- Other names: DECRD
- Reaction catalyzed by 2,4-dienoyl-CoA reductase (EC 1.3.1.34) on (2E,4Z)-dienoyl-CoA.
- Specialty: Medical genetics

= 2,4 Dienoyl-CoA reductase deficiency =

2,4 Dienoyl-CoA reductase deficiency is an inborn error of metabolism resulting in defective fatty acid oxidation caused by a deficiency of the enzyme 2,4 Dienoyl-CoA reductase. Lysine degradation is also affected in this disorder leading to hyperlysinemia. The disorder is inherited in an autosomal recessive manner, meaning an individual must inherit mutations in NADK2, located at 5p13.2 from both of their parents. NADK2 encodes the mitochondrial NAD kinase. A defect in this enzyme leads to deficient mitochondrial nicotinamide adenine dinucleotide phosphate levels. 2,4 Dienoyl-CoA reductase, but also lysine degradation are performed by NADP-dependent oxidoreductases explaining how NADK2 deficiency can lead to multiple enzyme defects.

2,4-Dienoyl-CoA reductase deficiency was initially described in 1990 based on a single case of a black female who presented with persistent hypotonia. Laboratory investigations revealed elevated lysine, low levels of carnitine and an abnormal acylcarnitine profile in urine and blood. The abnormal acylcarnitine species was eventually identified as 2-trans,4-cis-decadienoylcarnitine, an intermediate of linoleic acid metabolism. The index case died of respiratory failure at four months of age. Postmortem enzyme analysis on liver and muscle samples revealed decreased 2,4-dienoyl-CoA reductase activity when compared to normal controls. A second case with failure to thrive, developmental delay, lactic acidosis and severe encephalopathy was reported in 2014.

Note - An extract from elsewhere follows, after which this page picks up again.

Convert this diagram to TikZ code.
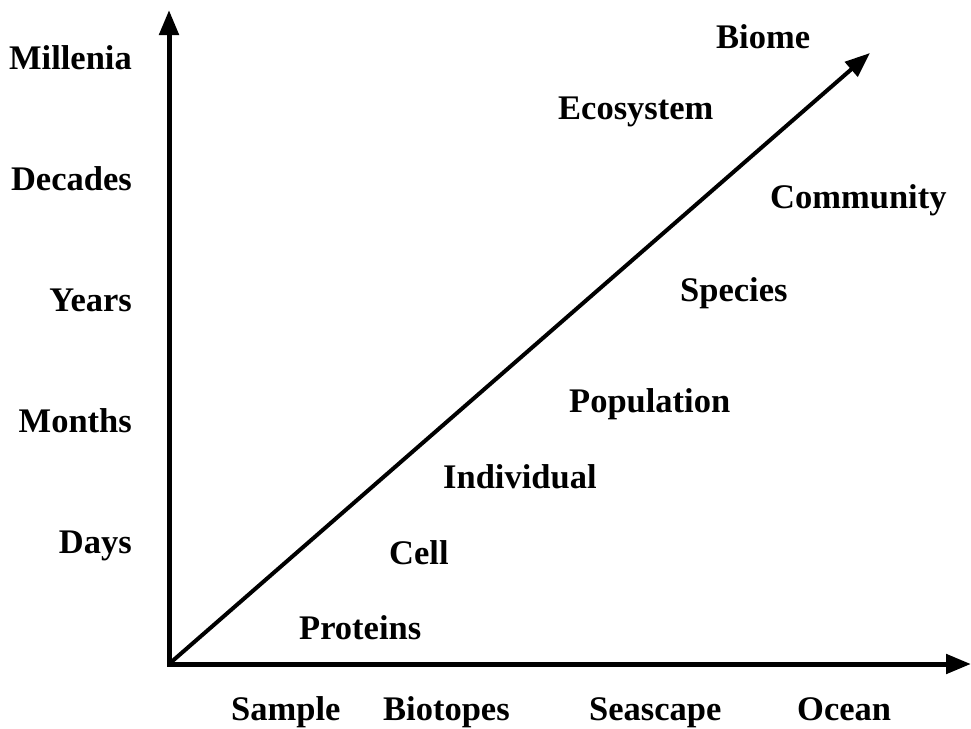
\documentclass[tikz,border=0pt]{standalone}
\usepackage{fontspec}
\setmainfont{Liberation Serif}
\usetikzlibrary{arrows.meta}
\begin{document}
\begin{tikzpicture}[x=1pt,y=-1pt,
  lbl/.style={inner sep=0pt, font=\fontsize{34.5}{41}\selectfont\bfseries},
  axisline/.style={line width=5pt, line join=miter},
  tip/.style={-{Triangle[length=25pt,width=19pt]}}]
\useasboundingbox (0,0) rectangle (971,728);
\coordinate (O) at (169,664);
\coordinate (ytip) at (169,10);
\coordinate (xtip) at (971,664);
\coordinate (dtip) at (870,53);
\draw[axisline,{Triangle[length=25pt,width=19pt]}-{Triangle[length=25pt,width=19pt]}] (ytip) -- (O) -- (xtip);
\draw[line width=4pt,tip] (O) -- (dtip);
% left labels
\node[lbl,anchor=base east] (mil) at (132,69) {Millenia};
\node[lbl,anchor=base east] (dec) at (132,190) {Decades};
\node[lbl,anchor=base east] (yrs) at (132,311) {Years};
\node[lbl,anchor=base east] (mon) at (132,432) {Months};
\node[lbl,anchor=base east] (day) at (132,553) {Days};
% bottom labels
\node[lbl,anchor=base west] (smp) at (231,720) {Sample};
\node[lbl,anchor=base west] (bio) at (383,720) {Biotopes};
\node[lbl,anchor=base west] (sea) at (589,720) {Seascape};
\node[lbl,anchor=base west] (oce) at (797,720) {Ocean};
% inner labels
\node[lbl,anchor=base west] (biome) at (716,48) {Biome};
\node[lbl,anchor=base west] (eco) at (558,119) {Ecosystem};
\node[lbl,anchor=base west] (com) at (770,208) {Community};
\node[lbl,anchor=base west] (spe) at (680,301) {Species};
\node[lbl,anchor=base west] (pop) at (569,412) {Population};
\node[lbl,anchor=base west] (ind) at (443,488) {Individual};
\node[lbl,anchor=base west] (cell) at (389,564) {Cell};
\node[lbl,anchor=base west] (pro) at (299,639) {Proteins};
\end{tikzpicture}
\end{document}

2,4-Dienoyl-CoA reductase deficiency was included as a secondary condition in the American College of Medical Genetics Recommended Uniform Panel for newborn screening. Its status as a secondary condition means there was not enough evidence of benefit to include it as a primary target, but it may be detected during the screening process or as part of a differential diagnosis when detecting conditions included as primary target. Despite its inclusion in newborn screening programs in several states for a number of years, no cases have been identified via neonatal screening.